À quelques jours des élections, alors que les médias nous assènent une campagne présidentielle voulue spectaculaire, le cinéma paraît se calquer sur cette actualité étirée. Difficile pourtant de distinguer qui dans l’industrie du cinéma oriente le plus cet alignement. Sanvi Panou, le réalisateur de L’Amazone candidate, a décidé de tourner ce film en 2001. Mais, lorsque dans un entretien, il parle de « coïncidence » entre son sujet et la date de sortie française du film, le mot fait sourire. Le Candidat, Ségo et Sarko sont dans un bateau, Élysez-moi ! et En avant marche !, documentaires et fictions abondent sur le sujet, plus ou moins proches les uns des autres et rarement aussi acides qu’ils aimeraient le faire croire.
Mais L’Amazone candidate ne se contente pas d’un lien avec la campagne française. Il renvoie directement à la lutte des candidates françaises à l’élection présidentielle dont Marie-Élyse Gbédo est l’unique homologue béninoise. Après une première tentative en 2001, c’est avec plus d’espoir qu’elle battait la ville et la campagne en 2006, période pendant laquelle les images ont été tournées. Les cinéastes filment la politique depuis longtemps pour révéler avec plus de recul que les journalistes les hommes ou les systèmes politiques. De Richard Leacock (Primary) à Depardon, Pierre Carles ou plus récemment Alex Cooke, l’élargissement aux films devenant eux-mêmes campagne permettrait de constituer une liste à tiroirs avec à l’intérieur des œuvres inégales dans leurs intentions. Plus ou moins réussies (du Cuirassé Potemkine à Soy Cuba) et pragmatiques (Michael Moore évidemment). Le cinéma qui réfléchit sur la propagande s’en fait souvent le miroir. Sanvi Panou n’affiche pas ouvertement la volonté de servir celle qu’il filme même s’il reconnaît l’admirer. Cette ambiguïté sur l’intention du réalisateur rend méfiant, bien qu’elle soit intéressante par la réflexion qu’elle implique sur l’importance du dispositif et de la mise en scène dans le documentaire. C’est ce qui donne sa puissance au discours, ou peut le discréditer, quel qu’il soit. Une ambiguïté magnifiquement rappelée par ABC Colombia, de Enrica Colusso. Rien pourtant dans L’Amazone candidate ne semble prévu pour inspirer la méfiance face à Gbédo. Rien sinon cette absence de positionnement et un quasi-désert sur les autres candidats. Ils sont des hommes, c’est à peu près tout ce qu’on saura.

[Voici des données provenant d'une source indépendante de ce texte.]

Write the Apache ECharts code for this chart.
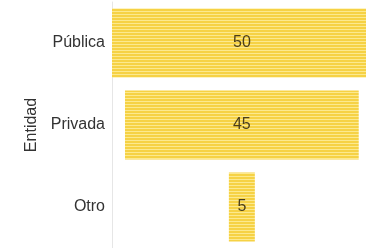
<!DOCTYPE html>
<html>
<head>
<meta charset="utf-8">
<script src="https://cdn.jsdelivr.net/npm/echarts@6/dist/echarts.min.js"></script>
<style>
html, body { margin: 0; padding: 0; background: #fff; }
#chart { width: 366px; height: 248px; }
</style>
</head>
<body>
<div id="chart"></div>
<script>
// datos
const categorias = ['Pública', 'Privada', 'Otro'];
const valores = [50, 45, 5];
const centro = 25;   // eje central de las barras
const tope = 48.9;   // borde derecho visible

// relleno rayado horizontal
function rayas() {
    const c = document.createElement('canvas');
    c.width = 4;
    c.height = 3;
    const ctx = c.getContext('2d');
    ctx.fillStyle = '#f6d245';
    ctx.fillRect(0, 0, 4, 2);
    ctx.fillStyle = '#fce98e';
    ctx.fillRect(0, 2, 4, 1);
    return c;
}

// desplazamiento invisible para centrar las barras
const huecos = valores.map(v => centro - v / 2);
// la barra que se sale del borde: etiqueta centrada en la barra completa
const barras = valores.map(v => v > tope ? { value: v, label: { offset: [3, 0] } } : v);

const myChart = echarts.init(document.getElementById('chart'));
myChart.setOption({
    animation: false,
    grid: { left: 112, right: 0, top: 2, bottom: 0 },
    xAxis: {
        type: 'value',
        min: 0,
        max: tope,
        show: false
    },
    yAxis: {
        type: 'category',
        inverse: true,
        data: categorias,
        name: 'Entidad',
        nameLocation: 'middle',
        nameGap: 71,
        nameTextStyle: { fontFamily: 'Liberation Sans', fontSize: 16, color: '#333' },
        axisLine: { show: true, lineStyle: { color: '#e6e6e6', width: 1 } },
        axisTick: { show: false },
        axisLabel: { fontFamily: 'Liberation Sans', fontSize: 16, color: '#333', margin: 7 }
    },
    series: [
        {
            type: 'bar',
            stack: 'total',
            data: huecos,
            itemStyle: { color: 'transparent' },
            silent: true,
            barCategoryGap: '16%'
        },
        {
            type: 'bar',
            stack: 'total',
            data: barras,
            itemStyle: { color: { image: rayas(), repetition: 'repeat' } },
            label: {
                show: true,
                position: 'inside',
                fontFamily: 'Liberation Sans',
                fontSize: 16,
                color: '#4a3e1c'
            },
            barCategoryGap: '16%'
        }
    ]
});
</script>
</body>
</html>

Passées quelques minutes, la curiosité ou l’exotisme laisse place à la question qui embrume L’Amazone candidate : ce que cherche à montrer Sanvi Panou. Film sur des élections libres et démocratiques au Bénin ? Sur la campagne d’une femme ? Film de campagne ? Un peu de tout ça, peut-être le reflet de l’indécision du réalisateur, le reflet aussi d’un panel de médias français dont le traitement de l’information fluctue tout autant que les candidats à la présidence. Le portrait de cette femme ne se suffit pas à lui-même, il dépend trop du contexte d’un pays mal connu.
Cadrer la quasi-totalité du film sur Marie-Élyse Gbédo pose le problème de faire du pays tout entier un vaste hors-champ dont on ne saura rien d’autre que ce qu’en dit la candidate. D’où la difficulté du sujet, son intérêt aussi comme défi cinématographique : comment évoquer une situation précise sans s’éparpiller et quand les spectateurs ignorent tout de l’autour ? D’autant plus qu’une élection joue forcément sur le transfert constant de l’individu au collectif et du collectif à l’individu. C’est le problème que rencontrait déjà Sisters in Law. Les deux femmes, centre du film, tellement bonnes, sages et droites, perdaient une part de crédibilité par l’absence de contrepoids et de contexte. Au-delà même de l’enjeu politique, du regard de Panou et de ce qu’il veut transmettre, détecter les particularités d’une campagne présidentielle béninoise féminine par rapport aux candidats masculins s’avère difficile. Dans une agréable volonté de montrer une autre Afrique, Panou filme la danse comme un aspect important de la campagne électorale. Partout où Gbédo pose les pieds, musique, chants et danse sont au rendez-vous. Reste à interpréter cet accueil, ce qui peut cette fois vite revenir à faire une mauvaise comparaison avec la France. Le film de Sanvi Panou doit nous pousser à réfléchir sur le rôle des femmes et le maigre espace dont elles disposent pour s’imposer face à la scène politique masculine. Si cette condition est malheureusement valable sur tous les continents, la similarité s’arrête là. Et si les arts doivent évidemment s’imprégner de la réalité, il serait bon que la logique événementielle qui orchestre la presse ne se répercute pas strictement sur le cinéma et sur le fonctionnement de son industrie.